Part 5 of Article 221 of the Constitution requires BAC to seek public views on the budget estimates and consider their recommendations when finalising its report to the House for consideration.

In the life of the current 13th Parliament, 34 counties – 18 and 16 spread in the last two financial years – have already benefited.

During the consideration of the estimates for the current financial year, in line with the established tradition of receiving budget submissions from all the counties on a rotational basis, BAC sought views on key expenditure priorities from 18 selected counties.

The counties include Mombasa, Kilifi, Machakos, Taita Taveta, Kiambu, Murang’a, Nakuru, Baringo, Kericho, Narok, Kisumu, Nyamira, Meru, Mandera, Homa Bay, Turkana and Nairobi.

When preparing the 2023/24 budget, BAC held public hearings in 16 selected counties – Nyandarua, Kirinyaga, Marsabit, Garissa, Tana River, Lamu, Siaya, Kisii, Bomet, West Pokot, Bungoma, Busia, Tharaka Nithi, Kitui, Kajiado and Embu.

The remaining 13 counties that were left out during the public hearings for the 2024/25 fiscal year, including Vihiga and Kakamega, were to be involved in the public hearings for the 2025/26 financial year budget. 

The Kenyan public participation exercise, borrowed from the US Pork barrel model, is meant to ensure equality in the distribution of the BAC kitty.

Pork barrel is used in reference to the use of government funds for projects designed to appeal to the voters or MPs and in the process win the trust of the people.

Claims of suspected abuse of the kitty became evident on March 11, 2025, on the floor of the National Assembly after MPs, led by leader of majority Kimani Ichung’wah (Kikuyu) and his minority colleague Junet Mohamed (Suna East), accused former BAC chairperson Ndindi Nyoro (Kiharu MP) of abusing his powers.

They claimed that Mr Nyoro allocated a huge chunk of the kitty to his constituency.

Mr Ichung’wah and Mr Junet said the skewed allocation of the BAC kitty contributed Mr Nyoro’s removal from the committee’s leadership.

“It is true that the public participation process in the budget-making process has been grossly abused,” said Mr Ichung’wah. According to the Kikuyu MP, Sh2 billion was set aside for public participation every year but “those who sat in the BAC found it prudent or imprudent, whatever the case may be, to put an additional Sh10 billion”.

Mr Junet said that for the past two years, “what has happened in the BAC border on criminality”.

“If we are to lay bare those things, as discussed in the retreat in Naivasha and the House Business Committee, we cannot shy away from talking about those atrocities,” said Mr Junet. “The beneficiaries of the Sh12 billion are not counties where public participation took place but other constituencies and counties.”

However, Dr Mulu dismissed Mr Ichung’wah’s and Mr Junet’s accusations against Mr Nyoro, saying that influential individuals, including senior figures in the executive and parliament, secretly oversaw the ballooning of the BAC kitty.

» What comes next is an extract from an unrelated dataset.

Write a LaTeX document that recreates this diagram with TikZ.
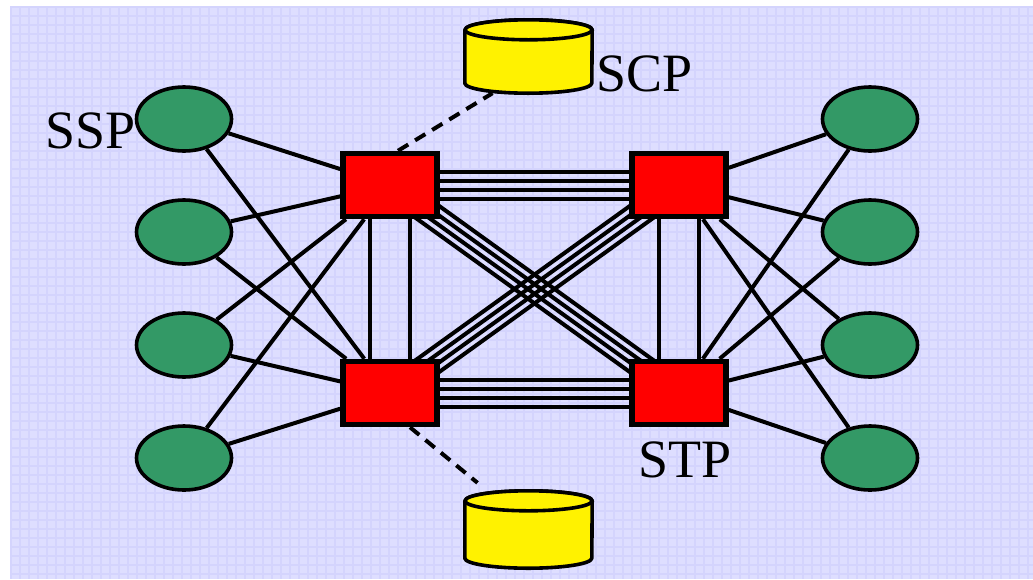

“The influential individuals, including some of those making noise now, abused the process by secretly inserting their own projects that saw the allocation to the public participation kitty increase exponentially,” said Dr Mulu.

Mr Ichung’wah – the former BAC chairperson before he was removed unceremoniously – and Mr Junet made their accusations against Mr Nyoro following complaints from Emuhaya MP Omboko Milemba in what looked like a well-guided script.

Mr Milemba claimed that Vihiga County was left out of the process and his Navakholo colleague Emmanuel Wangwe saying the same about Kakamega County.

“A guillotine was placed on public participation that disadvantaged Vihiga and other counties. Money was genuinely allocated for public participation but it is not known where the additional money went to. One constituency was allocated up to Sh1 billion for public participation,” said Mr Milemba.

“This is not part of the real public participation that is provided for by the Constitution. Therefore, my county, Vihiga, lost on roads, schools and all the money it was allocated because of public participation,” he added.

Mr Wangwe said, “The same amount which was supposed to benefit Kakamega County in its entirety was not disbursed despite the fact that we voted in this House.”

Luanda MP Dick Oyugi said that “the challenge came when the funds that had been allocated were increased to a level where it was felt that some counties would benefit more than others”.

Dr Mulu said that the money allocated for Vihiga and Kakamega, and any other county that may have missed out, is not lost.

“The funds will still be made available for the counties. It was never a lost course,” he said.